I never do listwashing for my users/customers and I never share my
"spamtrap knowledge" to my customers: I use the spamtrap knowledge to
vet them, but if I accept them I don't prevent them from sending to
spamtraps.

> Still, you're far from the worst, and that is one of the reasons you DID get
> some assistance already, and why you did get delisted at times. I've
> delisted this again, and I put something in place to make this harder to
> relist - with the (hopefully not mistaken assumption!) that you're doing to
> improve going forward.

Rob, please let me be clear: I don't blame you for the assistance of
the issues on the removal forms. I didn't have any answer and maybe
you did unlisting without answering and I didn't got it or you
answered and your answers got lost.. I'm not here to blame anyone..
I'm sincerely interested in understanding how you (or spamauditor, or
other parties) receives false positives and if your "coverage" of
"spam reports" and "false positive reports" are good for senders that
mainly send to italian speaking recipients, so 95% or our traffic goes
to italian ISP or to major global freemail (gmail/hotmail/yahoo).

I really don't like to be confused with a spammer, so I fight about
this. When you reply to this post by telling that you have a "3rd
party report from a spamtrap" (from 2017? or new ones? I didn't got
this) and that my domain does have "zero reputation" (do you see the
volume of my domain? how what volume do you record? how many "spam
reports" compared to the volume brought me to be blocked?) and you
don't answer to the "false positive" issue, then you really give me
zero tools to prove my innocense and good will.

> NOTE: I'm estimating that you have one reply before the MailOp police shut
> this thread down! This is probably not the proper use of this forum.

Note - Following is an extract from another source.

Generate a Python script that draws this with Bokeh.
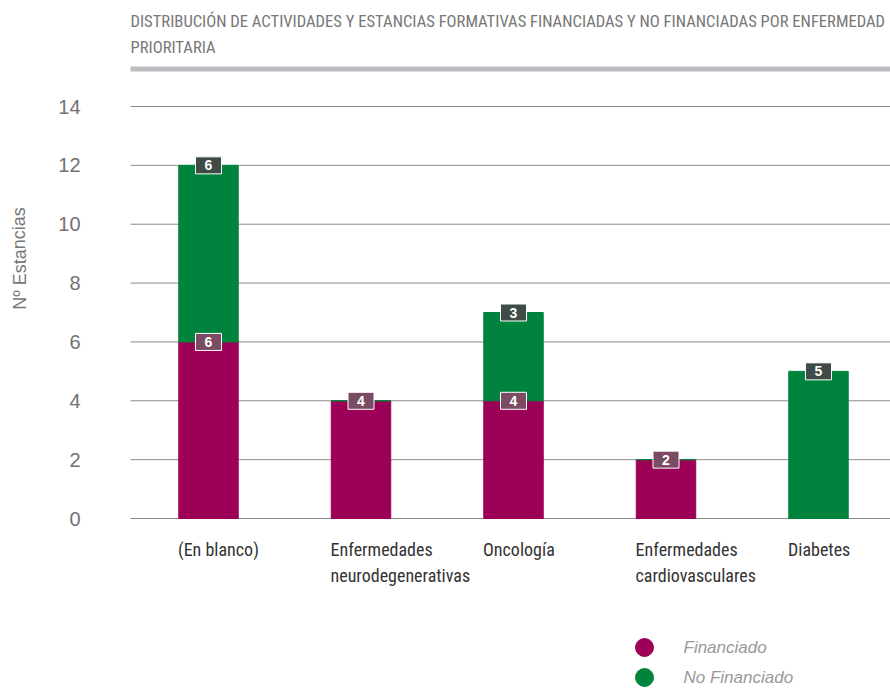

Making sure false positives are delivered to the responsible parties
sounded "in-topic" to me.
I'm sorry if this is not the proper place. If you have suggestions on
a good place to discuss about false positives management from spam
filters I'll be happy to follow.

Thank you for your answer,
Stefano

PS: let's fight the spammers together and not blame each other. I
don't think you are happy if you block emails that recipients wanted,
so I guess you would be happy to receive their false positive reports
or investigate why you don't get them.